Wichtig für die klinische Untersuchung ist zudem die Beurteilung bzw. der Ausschluss möglicher Achs- und Rotationsfehler des Kniegelenkes. Hierzu erheben wir bevorzugt Befunde am stehenden oder am auf dem Bauch liegenden Patienten.
Im Fall eines Drehfehlers des Kniegelenkes gegenüber der Hüfte (sog. vermehrte femoralen Antetorsion) zeigt sich im Stehen eine vermehrte Drehung des Kniegelenkes nach innen. In solchen Fällen ist dann auch die Kniescheibe vermehrt nach innen gerichtet, wir sprechen dann von einer sog. schielenden Patella. Wichtig für diese Beurteilung ist, dass die Füße des Patienten parallel nach vorne gerichtet sind.
Im Falle eines Achsfehlers des Beines ist für die Instabilität der Kniescheibe insbesondere das X-Bein, das sog. Valgusknie, von Bedeutung. Hier zeigt das vom Unterschenkel kommende Kniescheibenband einen vergrößerten Winkel zur Oberschenkelachse. Auch ist die Stellung des Kniegelenkes zum Hüft- und Sprunggelenk nach innen verlagert. Hierdurch sehen beide Beine zusammen wie ein angedeutetes X aus (X-Beine). Auch solche Befunde bedürfen einer weiteren bildgebenden Abklärung (Abb. 5 und Abb. 6).
In selteneren Fällen kann eine vermehrte Einwärtsdrehung des Unterschenkels den Gleitweg der Kniescheibe nach außen verlagern und auf diesem Weg eine Instabilität der Kniescheibe verursachen. Die Beurteilung der Unterschenkeldrehung erfolgt durch den Vergleich der Stellung von Sprunggelenk und Fuß in Relation zum Ansatz des Kniescheibenbandes am Unterschenkel (sog. Patellarband). Zeigt der Kniescheibenansatz des Patellarbandes, also die sog. Tuberositas tibiae, beidseits nach vorne und sind die Füße dann vermehrt nach außen gerichtet, so ist ein Drehfehler zu vermuten.
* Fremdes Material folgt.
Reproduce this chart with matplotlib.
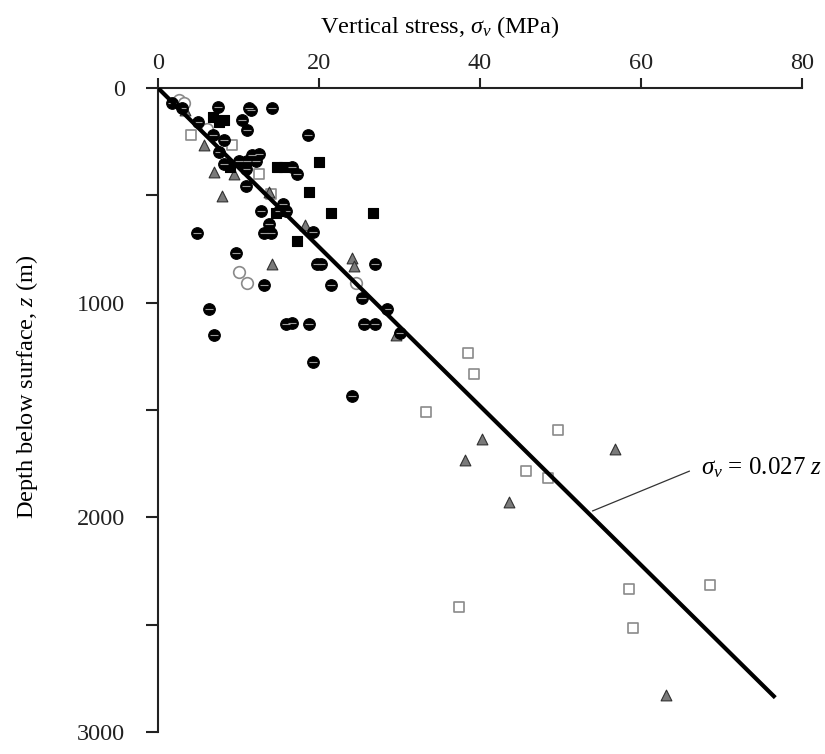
import matplotlib
matplotlib.use("Agg")
import matplotlib.pyplot as plt
import numpy as np

plt.rcParams['font.family'] = ['Liberation Serif', 'DejaVu Serif']
plt.rcParams['mathtext.fontset'] = 'custom'
plt.rcParams['mathtext.rm'] = 'Liberation Serif'
plt.rcParams['mathtext.it'] = 'Liberation Serif:italic'

# Data: (vertical stress MPa, depth m)
circ_s = [1.7, 7.4, 11.3, 10.4, 11.1, 6.8, 8.2, 11.5, 14.1, 18.6, 7.6, 11.7, 12.6, 10.1, 11.1,
          12.2, 8.2, 10.9, 16.7, 17.3, 10.9, 15.5, 12.8, 15.0, 15.9, 4.9, 13.8, 13.2, 14.0, 19.2,
          9.7, 19.7, 20.2, 27.0, 13.2, 21.5, 25.4, 28.5, 6.3, 7.0, 15.9, 16.6, 18.7, 25.6, 27.0,
          30.0, 19.2, 24.1, 3.0, 5.0]
circ_z = [70, 88, 94, 150, 197, 220, 244, 103, 92, 217, 299, 314, 306, 338, 338,
          338, 353, 376, 369, 400, 455, 541, 572, 572, 572, 674, 634, 676, 676, 669,
          770, 822, 822, 822, 920, 920, 978, 1028, 1028, 1150, 1100, 1096, 1100, 1100, 1100,
          1140, 1275, 1435, 95, 160]

sq_s = [6.8, 8.2, 7.6, 9.0, 14.8, 15.7, 20.0, 18.8, 14.6, 21.5, 26.7, 17.3]
sq_z = [134, 150, 157, 369, 369, 369, 345, 483, 580, 583, 583, 713]

tri_s = [3.4, 5.7, 7.0, 9.5, 8.0, 13.8, 18.2, 14.2, 24.1, 24.3, 29.6, 40.3, 38.1, 56.8, 43.6, 63.1]
tri_z = [103, 267, 392, 400, 502, 486, 638, 822, 790, 830, 1150, 1635, 1733, 1681, 1928, 2826]

ocirc_s = [2.6, 3.2, 6.1, 10.1, 11.1, 24.6]
ocirc_z = [56, 70, 189, 856, 908, 908]

osq_s = [4.1, 9.2, 12.6, 14.0, 38.5, 39.2, 33.3, 49.7, 45.7, 48.5, 58.5, 68.6, 37.4, 59.0]
osq_z = [217, 267, 400, 494, 1233, 1330, 1510, 1591, 1783, 1815, 2333, 2316, 2416, 2514]

gradient = 0.027
line_z = [0, 2840]

fig = plt.figure(figsize=(8.25, 7.54), dpi=100)
ax = fig.add_axes([158 / 825, 1 - 732 / 754, 644 / 825, 644 / 754])

ax.scatter(osq_s, osq_z, marker='s', s=55, facecolors='white', edgecolors='#8a8a8a', linewidths=1.2, zorder=2)
ax.scatter(ocirc_s, ocirc_z, marker='o', s=70, facecolors='white', edgecolors='#8a8a8a', linewidths=1.2, zorder=2)
ax.scatter(tri_s, tri_z, marker='^', s=60, facecolors='#7a7a7a', edgecolors='#303030', linewidths=0.8, zorder=3)
ax.scatter(sq_s, sq_z, marker='s', s=55, facecolors='black', edgecolors='black', linewidths=0.8, zorder=3)
ax.scatter(circ_s, circ_z, marker='o', s=70, facecolors='black', edgecolors='black', linewidths=0.8, zorder=3)
ax.scatter(circ_s, circ_z, marker='_', s=28, color='#9a9a9a', linewidths=0.8, zorder=4)

lz = np.array(line_z, dtype=float)
ax.plot(gradient * lz, lz, color='black', lw=3.0, zorder=5, solid_capstyle='butt')

ax.plot([54.0, 66.0], [1970, 1785], color='#333333', lw=0.9, zorder=5)
ax.text(67.5, 1770, r'$\sigma_v$ = 0.027 $z$', fontsize=18, va='center', ha='left')

ax.set_xlim(0, 80)
ax.set_ylim(3000, 0)
ax.spines['right'].set_visible(False)
ax.spines['bottom'].set_visible(False)
for sp in ['left', 'top']:
    ax.spines[sp].set_linewidth(1.5)
    ax.spines[sp].set_color('#222222')

ax.xaxis.set_ticks_position('top')
ax.xaxis.set_label_position('top')
ax.set_xticks([0, 20, 40, 60, 80])
ax.set_yticks([0, 1000, 2000, 3000])
ax.set_yticks([500, 1500, 2500], minor=True)
ax.tick_params(axis='x', direction='out', length=7, width=1.5, labelsize=17.5, pad=3, colors='#222222')
ax.tick_params(axis='y', which='both', direction='out', length=8.6, width=1.5, labelsize=17.5, pad=15, colors='#222222')

ax.set_xlabel(r'Vertical stress, $\sigma_v$ (MPa)', fontsize=17.5)
ax.xaxis.set_label_coords(0.438, 1.085)
ax.set_ylabel(r'Depth below surface, $z$ (m)', fontsize=17.5)
ax.yaxis.set_label_coords(-0.183, 0.536)

fig.savefig('out.png', dpi=100)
Erscheint uns die Fußstellung gegenüber dem Bandansatz am Unterschenkel fehlerhaft, so klären wir solche Fälle mit bildgebenden Untersuchungen ab (Abb. 8).
Zuletzt werden mögliche Drehfehler des betroffenen Beines am auf dem Bauch liegenden Patienten untersucht. Das Knie ist hierbei auf 90° gebeugt. Bei der Messung der maximal möglichen Ein- und Auswärtsdrehung zeigt sich bei Vorliegen eines Drehfehlers der Hüfte zum Knie, der sog. Coxa antetorta, nicht selten ein augenscheinliches Ungleichgewicht. So lässt sich in solchen Fällen die Hüfte übermäßig nach außen drehen (>65°), hingegen ist die Innendrehung stark vermindert (<30°). Auch kann der Winkel zwischen dem Oberschenkel und der Fußachse etwaige Rotationsfehler aufdecken.
Zeigt sich anhand der klinischen Untersuchung ein Verdacht auf einen Dreh- oder Achsfehler des Unter- und/oder Oberschenkels, fertigen wir großzügig Röntgenbilder des ganzen Beines und ggf. ein Rotations-MRT an. Die Ganzbein-Rotations-MRT Untersuchung hat gegenüber einer entsprechenden, auch weit verbreiteten, Computertomographie den Vorteil, dass die Strahlenbelastung vollständig entfällt. Diese Bildgebung erachten wir als wichtig, weil wir nur auf diesem Wege unsere Patienten zuverlässig über die Erfolgschancen des weiten Spektrums konservativer und operativer Therapieverfahren beraten können.